*Data provided:*

>> BEGIN

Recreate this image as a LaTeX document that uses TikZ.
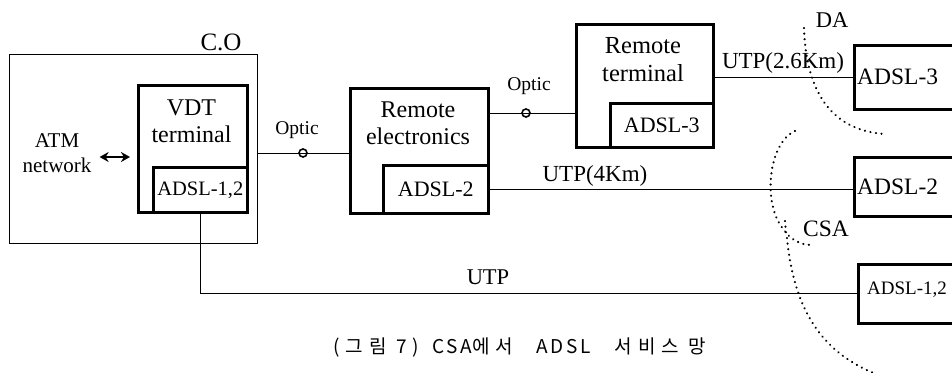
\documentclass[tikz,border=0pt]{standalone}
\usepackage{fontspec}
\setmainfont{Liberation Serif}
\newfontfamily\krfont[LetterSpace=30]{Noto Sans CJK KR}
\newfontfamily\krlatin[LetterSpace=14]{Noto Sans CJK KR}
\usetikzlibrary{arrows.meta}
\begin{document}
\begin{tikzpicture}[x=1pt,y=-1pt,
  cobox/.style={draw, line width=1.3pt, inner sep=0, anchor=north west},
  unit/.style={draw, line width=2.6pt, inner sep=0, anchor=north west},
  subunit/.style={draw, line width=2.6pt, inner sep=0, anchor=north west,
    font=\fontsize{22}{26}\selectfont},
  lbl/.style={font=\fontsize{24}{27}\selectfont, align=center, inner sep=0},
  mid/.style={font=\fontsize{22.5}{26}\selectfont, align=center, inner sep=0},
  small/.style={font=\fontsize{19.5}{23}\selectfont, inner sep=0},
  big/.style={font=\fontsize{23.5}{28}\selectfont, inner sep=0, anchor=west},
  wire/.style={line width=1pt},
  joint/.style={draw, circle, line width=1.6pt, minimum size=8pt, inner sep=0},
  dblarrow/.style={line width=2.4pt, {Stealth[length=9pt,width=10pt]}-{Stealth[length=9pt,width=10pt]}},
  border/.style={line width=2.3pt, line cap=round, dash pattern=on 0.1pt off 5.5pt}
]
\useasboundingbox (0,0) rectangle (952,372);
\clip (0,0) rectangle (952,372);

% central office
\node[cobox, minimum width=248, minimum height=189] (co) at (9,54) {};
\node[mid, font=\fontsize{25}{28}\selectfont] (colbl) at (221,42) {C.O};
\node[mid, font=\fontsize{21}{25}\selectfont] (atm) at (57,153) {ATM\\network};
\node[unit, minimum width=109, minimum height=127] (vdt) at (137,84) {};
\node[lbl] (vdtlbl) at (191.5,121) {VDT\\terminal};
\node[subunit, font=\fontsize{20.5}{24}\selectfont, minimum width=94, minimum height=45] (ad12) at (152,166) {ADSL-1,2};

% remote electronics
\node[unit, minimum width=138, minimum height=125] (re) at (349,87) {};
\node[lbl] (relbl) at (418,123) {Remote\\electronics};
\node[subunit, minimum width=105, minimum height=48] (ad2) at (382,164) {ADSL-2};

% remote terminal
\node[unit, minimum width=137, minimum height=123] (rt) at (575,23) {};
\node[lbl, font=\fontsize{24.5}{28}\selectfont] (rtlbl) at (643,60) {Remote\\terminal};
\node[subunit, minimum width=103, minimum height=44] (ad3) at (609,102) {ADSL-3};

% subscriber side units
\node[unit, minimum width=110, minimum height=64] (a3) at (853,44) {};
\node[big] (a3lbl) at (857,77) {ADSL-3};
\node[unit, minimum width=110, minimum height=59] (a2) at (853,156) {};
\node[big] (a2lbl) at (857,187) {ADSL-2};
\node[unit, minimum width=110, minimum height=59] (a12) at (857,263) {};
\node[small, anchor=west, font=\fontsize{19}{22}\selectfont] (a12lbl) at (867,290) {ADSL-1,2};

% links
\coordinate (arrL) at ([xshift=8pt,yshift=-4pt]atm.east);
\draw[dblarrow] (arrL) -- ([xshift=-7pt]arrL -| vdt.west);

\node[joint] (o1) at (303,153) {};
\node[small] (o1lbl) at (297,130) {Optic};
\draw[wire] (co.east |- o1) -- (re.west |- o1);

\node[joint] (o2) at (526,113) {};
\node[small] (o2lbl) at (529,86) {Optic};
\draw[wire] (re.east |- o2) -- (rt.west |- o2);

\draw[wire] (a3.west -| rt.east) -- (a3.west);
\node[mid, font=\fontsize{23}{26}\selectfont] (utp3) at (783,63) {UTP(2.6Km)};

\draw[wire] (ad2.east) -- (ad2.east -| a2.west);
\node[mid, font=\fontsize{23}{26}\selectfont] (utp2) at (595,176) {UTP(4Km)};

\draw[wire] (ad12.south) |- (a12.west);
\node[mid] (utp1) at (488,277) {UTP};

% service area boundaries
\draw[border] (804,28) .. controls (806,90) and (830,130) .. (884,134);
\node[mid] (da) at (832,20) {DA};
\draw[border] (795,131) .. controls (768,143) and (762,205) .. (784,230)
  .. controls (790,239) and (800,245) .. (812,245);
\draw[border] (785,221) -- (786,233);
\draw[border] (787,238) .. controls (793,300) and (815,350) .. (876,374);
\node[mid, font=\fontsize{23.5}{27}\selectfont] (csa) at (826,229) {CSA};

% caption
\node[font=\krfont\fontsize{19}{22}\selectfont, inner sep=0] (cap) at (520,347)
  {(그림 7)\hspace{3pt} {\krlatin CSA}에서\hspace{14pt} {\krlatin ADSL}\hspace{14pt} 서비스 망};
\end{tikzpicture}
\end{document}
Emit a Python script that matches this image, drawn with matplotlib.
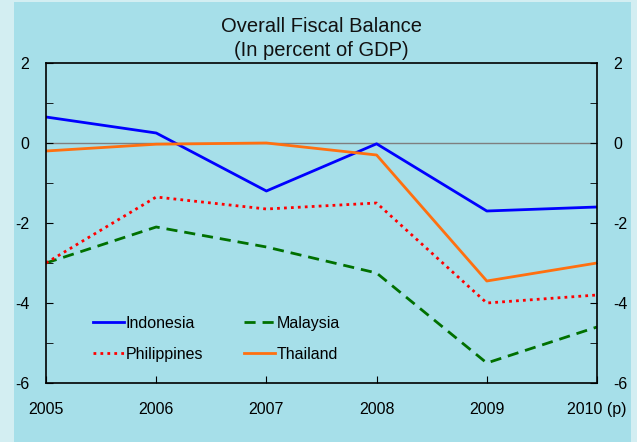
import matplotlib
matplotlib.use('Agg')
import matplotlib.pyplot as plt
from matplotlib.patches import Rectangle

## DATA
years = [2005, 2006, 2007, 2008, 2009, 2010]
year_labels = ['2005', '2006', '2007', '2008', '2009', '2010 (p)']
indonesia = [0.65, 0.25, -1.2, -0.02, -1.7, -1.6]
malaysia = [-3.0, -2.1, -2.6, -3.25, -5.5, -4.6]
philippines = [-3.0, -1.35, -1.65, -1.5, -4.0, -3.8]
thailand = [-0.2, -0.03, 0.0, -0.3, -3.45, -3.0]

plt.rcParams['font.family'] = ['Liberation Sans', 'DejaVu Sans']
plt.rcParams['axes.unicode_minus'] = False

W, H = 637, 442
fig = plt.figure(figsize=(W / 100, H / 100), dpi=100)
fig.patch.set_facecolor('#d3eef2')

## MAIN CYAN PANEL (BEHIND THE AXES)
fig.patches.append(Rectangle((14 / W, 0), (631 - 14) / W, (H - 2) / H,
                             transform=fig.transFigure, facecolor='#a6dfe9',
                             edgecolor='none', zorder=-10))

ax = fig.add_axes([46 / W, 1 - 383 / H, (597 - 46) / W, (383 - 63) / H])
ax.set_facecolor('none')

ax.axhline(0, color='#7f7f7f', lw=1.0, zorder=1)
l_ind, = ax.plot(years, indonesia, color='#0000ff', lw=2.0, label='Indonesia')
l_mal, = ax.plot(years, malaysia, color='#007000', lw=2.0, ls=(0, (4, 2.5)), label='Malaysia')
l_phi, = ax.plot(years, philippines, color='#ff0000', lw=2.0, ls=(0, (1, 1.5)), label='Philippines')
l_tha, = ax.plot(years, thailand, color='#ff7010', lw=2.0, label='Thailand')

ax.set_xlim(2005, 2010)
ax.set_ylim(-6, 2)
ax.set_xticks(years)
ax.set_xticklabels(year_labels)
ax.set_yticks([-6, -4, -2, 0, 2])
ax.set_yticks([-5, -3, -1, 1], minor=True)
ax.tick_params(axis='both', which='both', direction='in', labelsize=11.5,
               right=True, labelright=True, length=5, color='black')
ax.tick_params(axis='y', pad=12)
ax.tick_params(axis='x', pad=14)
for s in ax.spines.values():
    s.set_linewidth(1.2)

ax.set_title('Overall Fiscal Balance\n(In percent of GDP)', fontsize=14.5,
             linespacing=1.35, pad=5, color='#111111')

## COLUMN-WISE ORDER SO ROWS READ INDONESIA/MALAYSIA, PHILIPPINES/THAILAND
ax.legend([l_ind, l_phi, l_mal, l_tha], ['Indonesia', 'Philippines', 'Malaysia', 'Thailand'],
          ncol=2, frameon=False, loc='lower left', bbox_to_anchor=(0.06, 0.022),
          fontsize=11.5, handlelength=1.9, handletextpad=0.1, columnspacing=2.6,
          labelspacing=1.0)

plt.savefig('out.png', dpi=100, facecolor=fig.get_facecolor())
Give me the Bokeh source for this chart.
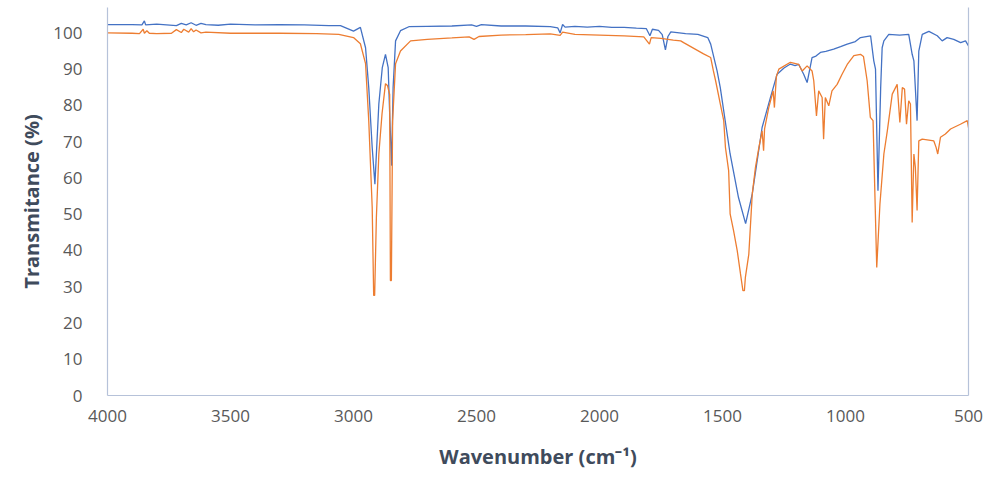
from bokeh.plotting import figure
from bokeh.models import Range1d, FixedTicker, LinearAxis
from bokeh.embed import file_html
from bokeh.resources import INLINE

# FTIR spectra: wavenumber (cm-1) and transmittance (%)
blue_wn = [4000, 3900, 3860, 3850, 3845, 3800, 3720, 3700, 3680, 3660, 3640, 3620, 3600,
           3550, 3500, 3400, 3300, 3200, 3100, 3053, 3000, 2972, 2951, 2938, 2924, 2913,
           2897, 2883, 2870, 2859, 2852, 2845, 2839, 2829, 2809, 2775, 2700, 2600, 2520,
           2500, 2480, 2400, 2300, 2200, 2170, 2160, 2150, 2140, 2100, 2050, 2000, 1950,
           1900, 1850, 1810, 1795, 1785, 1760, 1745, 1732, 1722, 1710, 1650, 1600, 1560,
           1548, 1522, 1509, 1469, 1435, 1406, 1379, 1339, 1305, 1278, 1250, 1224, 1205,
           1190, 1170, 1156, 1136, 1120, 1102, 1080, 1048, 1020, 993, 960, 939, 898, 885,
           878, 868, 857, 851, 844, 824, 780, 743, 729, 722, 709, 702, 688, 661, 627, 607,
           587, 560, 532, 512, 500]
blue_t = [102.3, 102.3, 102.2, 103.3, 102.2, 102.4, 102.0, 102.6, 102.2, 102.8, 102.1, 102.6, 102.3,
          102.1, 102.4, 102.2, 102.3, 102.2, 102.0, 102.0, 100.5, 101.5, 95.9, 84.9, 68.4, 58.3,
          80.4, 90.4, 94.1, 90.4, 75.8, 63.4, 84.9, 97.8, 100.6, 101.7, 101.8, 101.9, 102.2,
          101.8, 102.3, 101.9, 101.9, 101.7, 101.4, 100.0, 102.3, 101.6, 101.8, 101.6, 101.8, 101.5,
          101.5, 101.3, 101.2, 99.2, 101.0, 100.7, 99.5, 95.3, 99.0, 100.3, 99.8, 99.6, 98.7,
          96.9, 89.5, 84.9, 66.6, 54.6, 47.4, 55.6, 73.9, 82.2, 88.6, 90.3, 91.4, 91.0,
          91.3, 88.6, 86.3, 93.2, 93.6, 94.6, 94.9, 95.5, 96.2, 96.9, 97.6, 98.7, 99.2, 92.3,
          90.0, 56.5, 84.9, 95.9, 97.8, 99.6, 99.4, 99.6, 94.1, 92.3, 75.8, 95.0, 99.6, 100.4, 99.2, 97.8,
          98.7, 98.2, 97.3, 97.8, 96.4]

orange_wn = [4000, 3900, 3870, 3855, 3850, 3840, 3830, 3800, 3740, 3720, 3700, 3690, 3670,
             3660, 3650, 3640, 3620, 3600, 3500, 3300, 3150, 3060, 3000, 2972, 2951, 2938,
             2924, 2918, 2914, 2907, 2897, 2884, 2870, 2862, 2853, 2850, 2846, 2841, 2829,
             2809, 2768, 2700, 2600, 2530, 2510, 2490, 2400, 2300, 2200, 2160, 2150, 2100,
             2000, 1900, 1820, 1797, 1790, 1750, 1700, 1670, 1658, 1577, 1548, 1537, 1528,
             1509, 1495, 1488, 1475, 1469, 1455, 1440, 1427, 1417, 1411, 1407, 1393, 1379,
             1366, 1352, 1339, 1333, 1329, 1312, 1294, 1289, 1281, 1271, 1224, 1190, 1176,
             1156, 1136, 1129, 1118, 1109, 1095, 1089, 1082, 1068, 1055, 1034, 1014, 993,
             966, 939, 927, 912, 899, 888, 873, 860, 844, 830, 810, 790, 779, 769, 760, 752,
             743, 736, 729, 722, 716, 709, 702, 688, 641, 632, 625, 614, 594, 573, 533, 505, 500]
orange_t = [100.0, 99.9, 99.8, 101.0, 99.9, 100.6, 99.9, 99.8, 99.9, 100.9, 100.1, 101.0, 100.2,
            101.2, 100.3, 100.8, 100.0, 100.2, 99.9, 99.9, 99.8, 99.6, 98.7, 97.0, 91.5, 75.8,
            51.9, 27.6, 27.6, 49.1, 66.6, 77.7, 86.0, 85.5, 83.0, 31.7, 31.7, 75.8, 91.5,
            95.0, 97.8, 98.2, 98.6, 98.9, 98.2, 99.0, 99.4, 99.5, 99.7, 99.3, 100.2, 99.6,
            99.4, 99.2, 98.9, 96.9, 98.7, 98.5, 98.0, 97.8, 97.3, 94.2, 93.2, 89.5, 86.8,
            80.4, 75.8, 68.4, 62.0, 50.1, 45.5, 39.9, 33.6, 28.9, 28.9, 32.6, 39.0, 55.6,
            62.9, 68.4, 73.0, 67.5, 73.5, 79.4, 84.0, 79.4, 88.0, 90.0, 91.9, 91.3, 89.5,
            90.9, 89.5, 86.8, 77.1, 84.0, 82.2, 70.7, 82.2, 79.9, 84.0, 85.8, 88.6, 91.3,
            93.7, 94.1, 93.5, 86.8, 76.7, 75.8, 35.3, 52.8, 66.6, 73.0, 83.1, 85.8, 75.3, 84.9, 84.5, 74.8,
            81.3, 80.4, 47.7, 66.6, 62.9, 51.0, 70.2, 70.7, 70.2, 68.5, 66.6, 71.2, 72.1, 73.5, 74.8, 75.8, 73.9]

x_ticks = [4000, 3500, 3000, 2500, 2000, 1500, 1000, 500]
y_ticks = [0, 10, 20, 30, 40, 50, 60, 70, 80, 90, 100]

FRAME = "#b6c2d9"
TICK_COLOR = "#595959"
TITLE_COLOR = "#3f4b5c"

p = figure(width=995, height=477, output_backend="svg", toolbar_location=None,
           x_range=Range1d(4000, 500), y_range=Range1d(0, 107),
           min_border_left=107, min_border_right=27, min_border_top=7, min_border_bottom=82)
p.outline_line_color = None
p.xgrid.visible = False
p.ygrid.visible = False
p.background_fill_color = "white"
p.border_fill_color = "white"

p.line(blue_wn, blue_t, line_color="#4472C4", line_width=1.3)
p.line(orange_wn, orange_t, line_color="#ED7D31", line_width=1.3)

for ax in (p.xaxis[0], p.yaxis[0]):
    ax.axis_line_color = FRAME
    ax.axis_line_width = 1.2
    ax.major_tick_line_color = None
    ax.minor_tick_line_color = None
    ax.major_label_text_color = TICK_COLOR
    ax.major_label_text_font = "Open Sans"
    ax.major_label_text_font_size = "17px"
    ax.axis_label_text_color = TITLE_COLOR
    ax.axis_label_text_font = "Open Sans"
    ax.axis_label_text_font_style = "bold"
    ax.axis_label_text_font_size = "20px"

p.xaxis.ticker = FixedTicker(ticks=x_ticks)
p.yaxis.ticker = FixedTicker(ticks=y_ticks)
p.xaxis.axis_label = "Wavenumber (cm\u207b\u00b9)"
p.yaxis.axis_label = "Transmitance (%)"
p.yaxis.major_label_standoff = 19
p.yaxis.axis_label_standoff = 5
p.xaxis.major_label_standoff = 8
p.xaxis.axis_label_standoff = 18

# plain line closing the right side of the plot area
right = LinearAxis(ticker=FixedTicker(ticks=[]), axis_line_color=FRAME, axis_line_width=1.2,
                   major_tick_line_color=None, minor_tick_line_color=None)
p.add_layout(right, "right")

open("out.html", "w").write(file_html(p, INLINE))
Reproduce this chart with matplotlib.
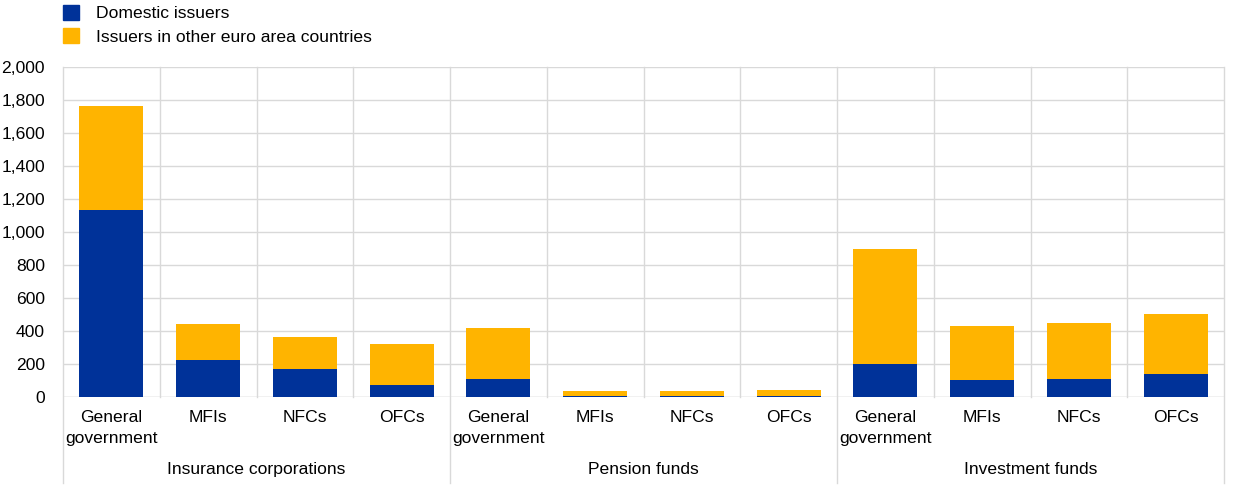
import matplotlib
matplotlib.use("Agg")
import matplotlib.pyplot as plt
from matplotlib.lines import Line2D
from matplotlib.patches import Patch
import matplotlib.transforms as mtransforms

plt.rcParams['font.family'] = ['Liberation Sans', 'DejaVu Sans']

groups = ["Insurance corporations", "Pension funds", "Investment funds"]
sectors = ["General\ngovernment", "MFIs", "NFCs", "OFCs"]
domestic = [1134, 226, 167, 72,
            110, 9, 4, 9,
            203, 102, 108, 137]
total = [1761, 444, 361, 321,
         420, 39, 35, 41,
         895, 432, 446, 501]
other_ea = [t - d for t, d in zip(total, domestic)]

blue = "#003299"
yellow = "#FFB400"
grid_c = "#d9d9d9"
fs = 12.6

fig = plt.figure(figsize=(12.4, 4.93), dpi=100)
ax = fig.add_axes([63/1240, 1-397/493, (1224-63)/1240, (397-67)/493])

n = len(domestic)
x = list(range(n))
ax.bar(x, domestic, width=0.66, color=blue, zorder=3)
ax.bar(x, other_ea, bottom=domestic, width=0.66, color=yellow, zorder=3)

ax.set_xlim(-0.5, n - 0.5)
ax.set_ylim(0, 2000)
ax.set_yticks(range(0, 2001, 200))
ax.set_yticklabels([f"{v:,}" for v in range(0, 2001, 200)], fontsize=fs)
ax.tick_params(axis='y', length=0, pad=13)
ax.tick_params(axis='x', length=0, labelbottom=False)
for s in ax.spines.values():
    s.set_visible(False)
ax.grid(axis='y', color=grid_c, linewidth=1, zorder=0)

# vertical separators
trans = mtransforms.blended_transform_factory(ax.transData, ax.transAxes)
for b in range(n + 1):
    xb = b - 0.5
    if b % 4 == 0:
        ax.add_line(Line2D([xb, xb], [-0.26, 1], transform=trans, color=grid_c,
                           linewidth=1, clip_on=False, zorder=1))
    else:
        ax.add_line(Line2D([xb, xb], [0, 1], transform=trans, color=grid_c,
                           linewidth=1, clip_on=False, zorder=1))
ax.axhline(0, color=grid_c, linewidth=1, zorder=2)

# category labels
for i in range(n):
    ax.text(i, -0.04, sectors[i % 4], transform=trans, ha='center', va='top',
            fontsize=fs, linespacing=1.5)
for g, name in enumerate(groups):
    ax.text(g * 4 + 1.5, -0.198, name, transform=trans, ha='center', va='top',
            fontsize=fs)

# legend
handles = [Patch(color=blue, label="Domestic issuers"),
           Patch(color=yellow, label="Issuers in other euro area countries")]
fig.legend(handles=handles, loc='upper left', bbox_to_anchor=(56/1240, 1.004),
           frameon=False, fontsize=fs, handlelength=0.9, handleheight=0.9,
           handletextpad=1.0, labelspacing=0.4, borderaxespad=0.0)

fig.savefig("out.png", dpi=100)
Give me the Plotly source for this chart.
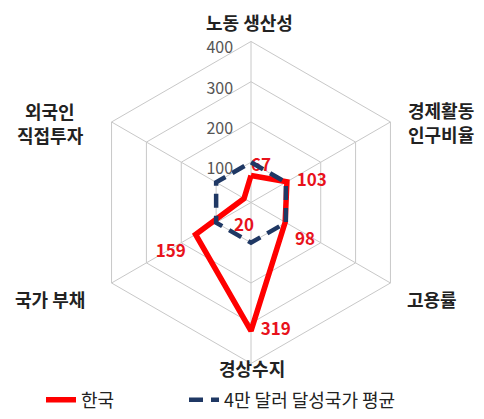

>> END

*Your objective:*
Lines that hold "Give" are the ones to copy; find all of them.

*Answer to the problem:*
Give me the Bokeh source for this chart.
Give me the Plotly source for this chart.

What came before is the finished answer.